A great film should never become a museum piece, tethered to the time in which it was made. Few come greater than Bicycle Thieves, Vittorio De Sica’s 1948 portrait of the cruel city and crueller fate. Now the crown jewel of Italian neorealism is also the jumping-off point for The Bike Thief, a modest but achingly effective British update. Some will see the title alone as heresy, but films are there to inspire — and a classic holds its relevance. The world changes and the world does not, and seven decades after De Sica, lives still hinge on something so simple and fragile as two wheels. Your Deliveroo driver will agree.
Instead of postwar Rome, the stage is modern London. Mostly shooting at night, director Matt Chambers gets the place right twice over. In streetlit panoramas, he captures the British capital’s sheer endlessness. Up close, the film pins down the cheek-by-jowl proximity in which scuffed estates and takeaways are forever just a corner away from handsome townhouses. Such is the city called home by the otherwise unnamed Rider, a Romanian in London employed delivering pizzas on a moped. (He is played by Alec Secareanu, a soulful actor familiar from two films by director Francis Lee, God’s Own Country and Ammonite.)
The bike is the key to it all, of course. The owner of the pizza parlour is also landlord of the cramped flat he shares with his wife Elena (Anamaria Marinca), a cleaner, and their children. Space is tight but life has a rhythm, a rationality. Until — London being London — the moped vanishes. Secareanu stares at the kerb in confusion. Then panic.

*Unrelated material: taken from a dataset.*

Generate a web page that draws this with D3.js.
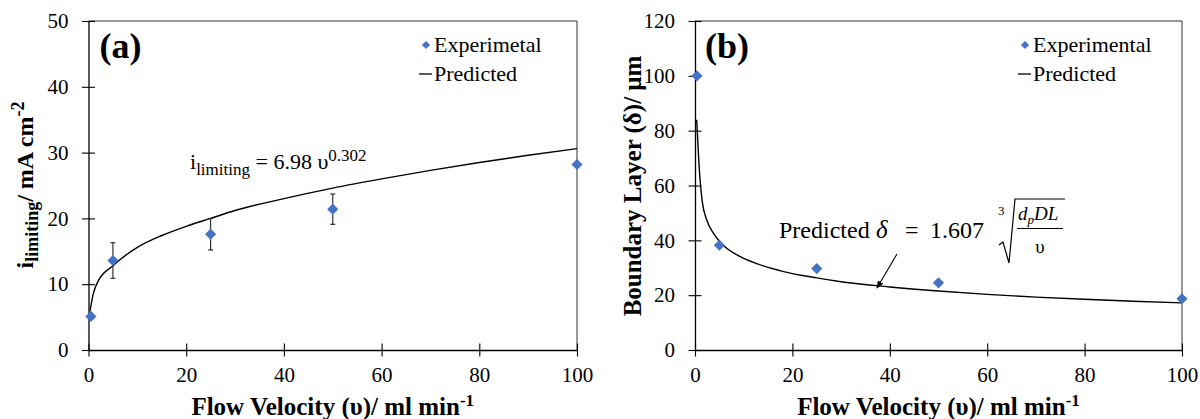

As it was with De Sica, the simplicity of the story is at once poetic and deceptive. The rest is not just raw human drama but vast moral complexity. At one point, the Rider is told his only obligation is to look after his family. How noble that sounds. But whoever stole his bike probably believed it too. In a world ever more filled with precarious figures made faceless under crash helmets, this smart and troubling film could hardly feel more urgent.